_COLLECTED DATA_
[START]

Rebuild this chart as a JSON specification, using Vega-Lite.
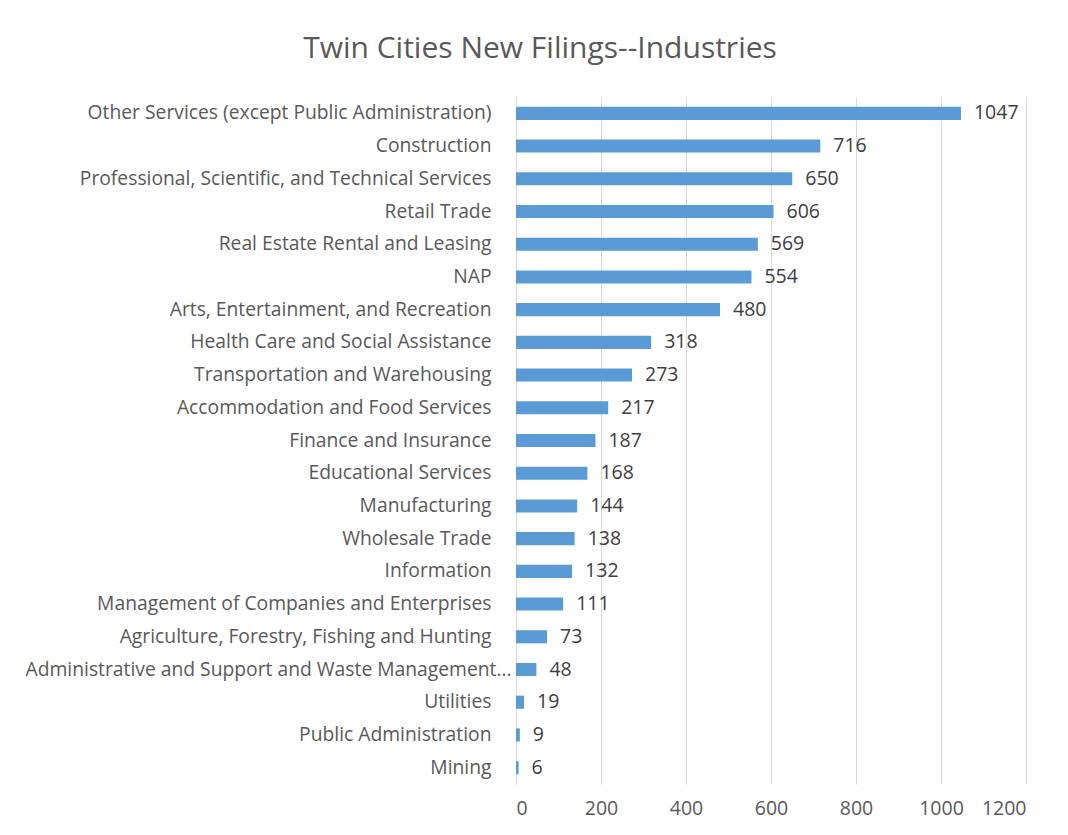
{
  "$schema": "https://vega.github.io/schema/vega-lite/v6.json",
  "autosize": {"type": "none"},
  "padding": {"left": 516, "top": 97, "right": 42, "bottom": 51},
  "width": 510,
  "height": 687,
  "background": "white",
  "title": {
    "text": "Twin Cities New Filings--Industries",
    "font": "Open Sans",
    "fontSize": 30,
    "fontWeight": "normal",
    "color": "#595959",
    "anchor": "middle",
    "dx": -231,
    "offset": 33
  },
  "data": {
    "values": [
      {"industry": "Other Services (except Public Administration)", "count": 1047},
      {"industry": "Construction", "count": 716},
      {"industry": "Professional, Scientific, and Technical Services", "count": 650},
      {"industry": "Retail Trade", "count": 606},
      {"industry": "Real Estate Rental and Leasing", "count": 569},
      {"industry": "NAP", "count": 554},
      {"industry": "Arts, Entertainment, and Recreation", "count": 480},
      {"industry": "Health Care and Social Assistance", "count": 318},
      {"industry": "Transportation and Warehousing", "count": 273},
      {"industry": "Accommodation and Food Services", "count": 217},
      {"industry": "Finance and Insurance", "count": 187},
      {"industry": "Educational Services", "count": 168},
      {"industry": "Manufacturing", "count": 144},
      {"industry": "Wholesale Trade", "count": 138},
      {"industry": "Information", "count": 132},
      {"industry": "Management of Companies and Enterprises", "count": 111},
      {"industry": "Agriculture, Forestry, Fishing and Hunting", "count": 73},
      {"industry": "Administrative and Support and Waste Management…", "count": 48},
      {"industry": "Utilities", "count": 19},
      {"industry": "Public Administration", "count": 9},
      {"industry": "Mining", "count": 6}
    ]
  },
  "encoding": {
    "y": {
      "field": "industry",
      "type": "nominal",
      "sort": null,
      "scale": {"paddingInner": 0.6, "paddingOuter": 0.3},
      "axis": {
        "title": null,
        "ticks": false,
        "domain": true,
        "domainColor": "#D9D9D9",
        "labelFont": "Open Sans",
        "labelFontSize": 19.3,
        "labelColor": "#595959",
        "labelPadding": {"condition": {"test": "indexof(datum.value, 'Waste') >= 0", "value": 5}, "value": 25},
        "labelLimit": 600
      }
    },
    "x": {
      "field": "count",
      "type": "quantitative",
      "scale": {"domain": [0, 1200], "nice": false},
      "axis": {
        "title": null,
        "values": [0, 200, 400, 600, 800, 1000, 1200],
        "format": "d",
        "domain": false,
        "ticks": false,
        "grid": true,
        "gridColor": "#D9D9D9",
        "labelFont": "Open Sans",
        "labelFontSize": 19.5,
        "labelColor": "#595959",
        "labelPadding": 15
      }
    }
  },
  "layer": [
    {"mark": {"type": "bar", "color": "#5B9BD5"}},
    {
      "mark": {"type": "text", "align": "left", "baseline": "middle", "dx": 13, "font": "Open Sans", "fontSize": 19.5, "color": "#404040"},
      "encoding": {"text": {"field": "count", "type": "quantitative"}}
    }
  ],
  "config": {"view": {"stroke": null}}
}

[END]

_WORK REQUIRED_
Make an exact reproduction of the listing above, without any pictures.

_REPLY TO THE TASK_
Rebuild this chart as a JSON specification, using Vega-Lite.
{
  "$schema": "https://vega.github.io/schema/vega-lite/v6.json",
  "autosize": {"type": "none"},
  "padding": {"left": 516, "top": 97, "right": 42, "bottom": 51},
  "width": 510,
  "height": 687,
  "background": "white",
  "title": {
    "text": "Twin Cities New Filings--Industries",
    "font": "Open Sans",
    "fontSize": 30,
    "fontWeight": "normal",
    "color": "#595959",
    "anchor": "middle",
    "dx": -231,
    "offset": 33
  },
  "data": {
    "values": [
      {"industry": "Other Services (except Public Administration)", "count": 1047},
      {"industry": "Construction", "count": 716},
      {"industry": "Professional, Scientific, and Technical Services", "count": 650},
      {"industry": "Retail Trade", "count": 606},
      {"industry": "Real Estate Rental and Leasing", "count": 569},
      {"industry": "NAP", "count": 554},
      {"industry": "Arts, Entertainment, and Recreation", "count": 480},
      {"industry": "Health Care and Social Assistance", "count": 318},
      {"industry": "Transportation and Warehousing", "count": 273},
      {"industry": "Accommodation and Food Services", "count": 217},
      {"industry": "Finance and Insurance", "count": 187},
      {"industry": "Educational Services", "count": 168},
      {"industry": "Manufacturing", "count": 144},
      {"industry": "Wholesale Trade", "count": 138},
      {"industry": "Information", "count": 132},
      {"industry": "Management of Companies and Enterprises", "count": 111},
      {"industry": "Agriculture, Forestry, Fishing and Hunting", "count": 73},
      {"industry": "Administrative and Support and Waste Management…", "count": 48},
      {"industry": "Utilities", "count": 19},
      {"industry": "Public Administration", "count": 9},
      {"industry": "Mining", "count": 6}
    ]
  },
  "encoding": {
    "y": {
      "field": "industry",
      "type": "nominal",
      "sort": null,
      "scale": {"paddingInner": 0.6, "paddingOuter": 0.3},
      "axis": {
        "title": null,
        "ticks": false,
        "domain": true,
        "domainColor": "#D9D9D9",
        "labelFont": "Open Sans",
        "labelFontSize": 19.3,
        "labelColor": "#595959",
        "labelPadding": {"condition": {"test": "indexof(datum.value, 'Waste') >= 0", "value": 5}, "value": 25},
        "labelLimit": 600
      }
    },
    "x": {
      "field": "count",
      "type": "quantitative",
      "scale": {"domain": [0, 1200], "nice": false},
      "axis": {
        "title": null,
        "values": [0, 200, 400, 600, 800, 1000, 1200],
        "format": "d",
        "domain": false,
        "ticks": false,
        "grid": true,
        "gridColor": "#D9D9D9",
        "labelFont": "Open Sans",
        "labelFontSize": 19.5,
        "labelColor": "#595959",
        "labelPadding": 15
      }
    }
  },
  "layer": [
    {"mark": {"type": "bar", "color": "#5B9BD5"}},
    {
      "mark": {"type": "text", "align": "left", "baseline": "middle", "dx": 13, "font": "Open Sans", "fontSize": 19.5, "color": "#404040"},
      "encoding": {"text": {"field": "count", "type": "quantitative"}}
    }
  ],
  "config": {"view": {"stroke": null}}
}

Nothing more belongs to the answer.